6.3.2.3.3.1. Per-chromosome data integrity signature¶
By default, a data integrity signature is generated for each chromosome. This can be used to verify if chromosome streams from two or more Starch archives are identical, or used to test the integrity of a chromosome, to identify potential data corruption.
Generating this signature adds to the computational cost of compression, or an integrity signature may not be useful for all archives. Add the --omit-signature
option, if the compression time is too high or the data integrity signature is not needed.
6.3.2.3.3.2. Example¶
Let’s say we have a set of 23 starch archives, one for each chromosome of the human genome: chr1.starch
, chr2.starch
, and so on, to chrY.starch
. (To simplify this example, we leave out mitochondrial, random, pseudo- and other chromosomes.) We would like to build a new starch archive from these 23 separate files:
$ starchcat chr1.starch chr2.starch ... chrY.starch > humanGenome.starch
The starchcat utility parses the metadata from each of the 23 inputs, determines what data to either simple copy or reprocess, and then it performs the merge. Cleanup is performed afterwards, as necessary, and the output is a brand new starch file, written to humanGenome.starch
.
Note
No filtering or processing is performed on extracted BED elements, before they are written to the final output. Thus, it is possible for duplicate BED elements to occur.
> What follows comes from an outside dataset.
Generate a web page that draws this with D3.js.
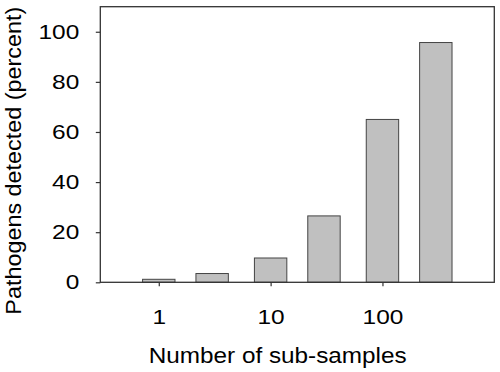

It would be easy to use the --signature
option to validate the expected content of a new Starch archive.
However, the final archive is sorted per sort-bed ordering, so that data extracted from this archive will be ready for use with BEDOPS utilities.
Note
When input archives contain data on disjoint chromosomes, use of starchcat is very efficient as data are simply copied, instead of extracted and re-compressed.